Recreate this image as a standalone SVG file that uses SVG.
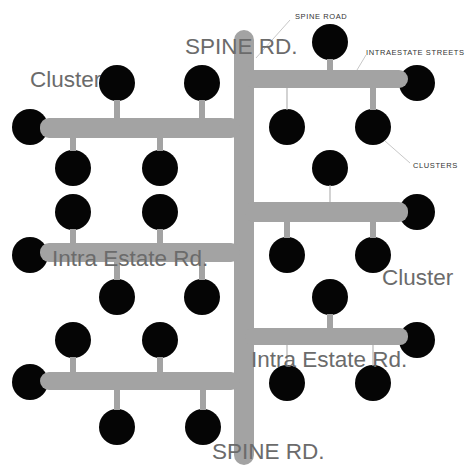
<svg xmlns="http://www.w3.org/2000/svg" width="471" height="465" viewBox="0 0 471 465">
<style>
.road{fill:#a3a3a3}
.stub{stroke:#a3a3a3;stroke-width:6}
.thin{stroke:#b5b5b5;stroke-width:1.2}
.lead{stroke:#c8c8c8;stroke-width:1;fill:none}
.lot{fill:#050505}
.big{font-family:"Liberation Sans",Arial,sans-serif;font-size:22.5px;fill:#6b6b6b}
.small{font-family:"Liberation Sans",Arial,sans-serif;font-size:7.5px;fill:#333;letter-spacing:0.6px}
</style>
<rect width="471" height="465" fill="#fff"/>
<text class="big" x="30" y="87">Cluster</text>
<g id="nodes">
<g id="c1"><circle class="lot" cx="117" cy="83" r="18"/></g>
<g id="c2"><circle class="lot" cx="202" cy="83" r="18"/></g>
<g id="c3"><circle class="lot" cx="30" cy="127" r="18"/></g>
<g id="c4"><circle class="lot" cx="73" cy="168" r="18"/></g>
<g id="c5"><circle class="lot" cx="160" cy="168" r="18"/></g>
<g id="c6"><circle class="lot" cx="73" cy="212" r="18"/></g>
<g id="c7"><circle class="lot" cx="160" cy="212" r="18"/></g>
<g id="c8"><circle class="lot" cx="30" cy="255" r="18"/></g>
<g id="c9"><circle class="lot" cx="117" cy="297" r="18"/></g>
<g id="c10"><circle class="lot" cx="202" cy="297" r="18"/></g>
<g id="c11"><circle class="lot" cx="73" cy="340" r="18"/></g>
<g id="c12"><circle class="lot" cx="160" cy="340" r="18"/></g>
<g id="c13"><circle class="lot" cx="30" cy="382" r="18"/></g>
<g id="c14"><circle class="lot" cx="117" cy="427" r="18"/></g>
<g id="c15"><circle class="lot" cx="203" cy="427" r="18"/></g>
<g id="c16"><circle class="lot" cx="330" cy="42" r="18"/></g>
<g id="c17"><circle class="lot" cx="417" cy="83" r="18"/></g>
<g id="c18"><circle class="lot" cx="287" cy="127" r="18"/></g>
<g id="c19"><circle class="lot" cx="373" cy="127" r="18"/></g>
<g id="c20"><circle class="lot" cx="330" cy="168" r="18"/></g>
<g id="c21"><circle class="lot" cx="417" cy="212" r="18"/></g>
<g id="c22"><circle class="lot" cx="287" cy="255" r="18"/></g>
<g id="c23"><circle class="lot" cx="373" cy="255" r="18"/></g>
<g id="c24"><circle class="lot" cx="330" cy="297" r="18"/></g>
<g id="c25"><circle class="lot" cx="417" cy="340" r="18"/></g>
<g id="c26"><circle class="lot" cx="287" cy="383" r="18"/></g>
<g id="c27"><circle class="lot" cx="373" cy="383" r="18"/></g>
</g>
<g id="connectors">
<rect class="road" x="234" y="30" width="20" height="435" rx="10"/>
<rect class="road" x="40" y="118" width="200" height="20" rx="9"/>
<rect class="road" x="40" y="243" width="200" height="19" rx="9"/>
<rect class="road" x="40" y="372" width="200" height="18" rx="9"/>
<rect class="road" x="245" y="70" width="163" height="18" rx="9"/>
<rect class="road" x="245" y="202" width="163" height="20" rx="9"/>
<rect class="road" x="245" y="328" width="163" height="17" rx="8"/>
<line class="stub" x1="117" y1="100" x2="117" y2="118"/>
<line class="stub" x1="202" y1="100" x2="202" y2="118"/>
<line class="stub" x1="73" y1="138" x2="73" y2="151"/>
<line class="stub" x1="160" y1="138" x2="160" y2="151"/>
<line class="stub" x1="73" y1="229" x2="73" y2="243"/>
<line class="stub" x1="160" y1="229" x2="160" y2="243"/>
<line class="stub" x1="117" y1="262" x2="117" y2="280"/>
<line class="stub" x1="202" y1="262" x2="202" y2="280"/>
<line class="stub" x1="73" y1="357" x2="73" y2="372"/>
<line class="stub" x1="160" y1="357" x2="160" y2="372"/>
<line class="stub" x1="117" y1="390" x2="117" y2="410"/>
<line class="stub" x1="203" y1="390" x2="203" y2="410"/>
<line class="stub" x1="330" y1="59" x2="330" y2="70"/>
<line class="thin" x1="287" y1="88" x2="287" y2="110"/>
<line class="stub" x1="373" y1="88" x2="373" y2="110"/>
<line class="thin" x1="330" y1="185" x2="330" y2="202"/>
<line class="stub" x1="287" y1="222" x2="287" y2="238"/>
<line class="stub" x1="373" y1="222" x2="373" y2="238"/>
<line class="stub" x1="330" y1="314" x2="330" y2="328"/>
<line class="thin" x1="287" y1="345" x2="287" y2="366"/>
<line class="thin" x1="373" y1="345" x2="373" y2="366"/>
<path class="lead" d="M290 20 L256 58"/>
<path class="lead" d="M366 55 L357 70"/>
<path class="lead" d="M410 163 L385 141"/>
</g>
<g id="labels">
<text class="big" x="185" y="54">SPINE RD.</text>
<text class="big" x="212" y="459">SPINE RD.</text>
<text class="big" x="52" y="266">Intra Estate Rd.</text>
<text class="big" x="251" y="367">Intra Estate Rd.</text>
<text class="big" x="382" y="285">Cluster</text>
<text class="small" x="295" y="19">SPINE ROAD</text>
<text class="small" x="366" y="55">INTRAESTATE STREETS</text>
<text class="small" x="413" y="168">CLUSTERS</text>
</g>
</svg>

Required task => All of the data above should be transcribed verbatim, with pictures omitted.

Full answer =>
Recreate this image as a standalone SVG file that uses SVG.
<svg xmlns="http://www.w3.org/2000/svg" width="471" height="465" viewBox="0 0 471 465">
<style>
.road{fill:#a3a3a3}
.stub{stroke:#a3a3a3;stroke-width:6}
.thin{stroke:#b5b5b5;stroke-width:1.2}
.lead{stroke:#c8c8c8;stroke-width:1;fill:none}
.lot{fill:#050505}
.big{font-family:"Liberation Sans",Arial,sans-serif;font-size:22.5px;fill:#6b6b6b}
.small{font-family:"Liberation Sans",Arial,sans-serif;font-size:7.5px;fill:#333;letter-spacing:0.6px}
</style>
<rect width="471" height="465" fill="#fff"/>
<text class="big" x="30" y="87">Cluster</text>
<g id="nodes">
<g id="c1"><circle class="lot" cx="117" cy="83" r="18"/></g>
<g id="c2"><circle class="lot" cx="202" cy="83" r="18"/></g>
<g id="c3"><circle class="lot" cx="30" cy="127" r="18"/></g>
<g id="c4"><circle class="lot" cx="73" cy="168" r="18"/></g>
<g id="c5"><circle class="lot" cx="160" cy="168" r="18"/></g>
<g id="c6"><circle class="lot" cx="73" cy="212" r="18"/></g>
<g id="c7"><circle class="lot" cx="160" cy="212" r="18"/></g>
<g id="c8"><circle class="lot" cx="30" cy="255" r="18"/></g>
<g id="c9"><circle class="lot" cx="117" cy="297" r="18"/></g>
<g id="c10"><circle class="lot" cx="202" cy="297" r="18"/></g>
<g id="c11"><circle class="lot" cx="73" cy="340" r="18"/></g>
<g id="c12"><circle class="lot" cx="160" cy="340" r="18"/></g>
<g id="c13"><circle class="lot" cx="30" cy="382" r="18"/></g>
<g id="c14"><circle class="lot" cx="117" cy="427" r="18"/></g>
<g id="c15"><circle class="lot" cx="203" cy="427" r="18"/></g>
<g id="c16"><circle class="lot" cx="330" cy="42" r="18"/></g>
<g id="c17"><circle class="lot" cx="417" cy="83" r="18"/></g>
<g id="c18"><circle class="lot" cx="287" cy="127" r="18"/></g>
<g id="c19"><circle class="lot" cx="373" cy="127" r="18"/></g>
<g id="c20"><circle class="lot" cx="330" cy="168" r="18"/></g>
<g id="c21"><circle class="lot" cx="417" cy="212" r="18"/></g>
<g id="c22"><circle class="lot" cx="287" cy="255" r="18"/></g>
<g id="c23"><circle class="lot" cx="373" cy="255" r="18"/></g>
<g id="c24"><circle class="lot" cx="330" cy="297" r="18"/></g>
<g id="c25"><circle class="lot" cx="417" cy="340" r="18"/></g>
<g id="c26"><circle class="lot" cx="287" cy="383" r="18"/></g>
<g id="c27"><circle class="lot" cx="373" cy="383" r="18"/></g>
</g>
<g id="connectors">
<rect class="road" x="234" y="30" width="20" height="435" rx="10"/>
<rect class="road" x="40" y="118" width="200" height="20" rx="9"/>
<rect class="road" x="40" y="243" width="200" height="19" rx="9"/>
<rect class="road" x="40" y="372" width="200" height="18" rx="9"/>
<rect class="road" x="245" y="70" width="163" height="18" rx="9"/>
<rect class="road" x="245" y="202" width="163" height="20" rx="9"/>
<rect class="road" x="245" y="328" width="163" height="17" rx="8"/>
<line class="stub" x1="117" y1="100" x2="117" y2="118"/>
<line class="stub" x1="202" y1="100" x2="202" y2="118"/>
<line class="stub" x1="73" y1="138" x2="73" y2="151"/>
<line class="stub" x1="160" y1="138" x2="160" y2="151"/>
<line class="stub" x1="73" y1="229" x2="73" y2="243"/>
<line class="stub" x1="160" y1="229" x2="160" y2="243"/>
<line class="stub" x1="117" y1="262" x2="117" y2="280"/>
<line class="stub" x1="202" y1="262" x2="202" y2="280"/>
<line class="stub" x1="73" y1="357" x2="73" y2="372"/>
<line class="stub" x1="160" y1="357" x2="160" y2="372"/>
<line class="stub" x1="117" y1="390" x2="117" y2="410"/>
<line class="stub" x1="203" y1="390" x2="203" y2="410"/>
<line class="stub" x1="330" y1="59" x2="330" y2="70"/>
<line class="thin" x1="287" y1="88" x2="287" y2="110"/>
<line class="stub" x1="373" y1="88" x2="373" y2="110"/>
<line class="thin" x1="330" y1="185" x2="330" y2="202"/>
<line class="stub" x1="287" y1="222" x2="287" y2="238"/>
<line class="stub" x1="373" y1="222" x2="373" y2="238"/>
<line class="stub" x1="330" y1="314" x2="330" y2="328"/>
<line class="thin" x1="287" y1="345" x2="287" y2="366"/>
<line class="thin" x1="373" y1="345" x2="373" y2="366"/>
<path class="lead" d="M290 20 L256 58"/>
<path class="lead" d="M366 55 L357 70"/>
<path class="lead" d="M410 163 L385 141"/>
</g>
<g id="labels">
<text class="big" x="185" y="54">SPINE RD.</text>
<text class="big" x="212" y="459">SPINE RD.</text>
<text class="big" x="52" y="266">Intra Estate Rd.</text>
<text class="big" x="251" y="367">Intra Estate Rd.</text>
<text class="big" x="382" y="285">Cluster</text>
<text class="small" x="295" y="19">SPINE ROAD</text>
<text class="small" x="366" y="55">INTRAESTATE STREETS</text>
<text class="small" x="413" y="168">CLUSTERS</text>
</g>
</svg>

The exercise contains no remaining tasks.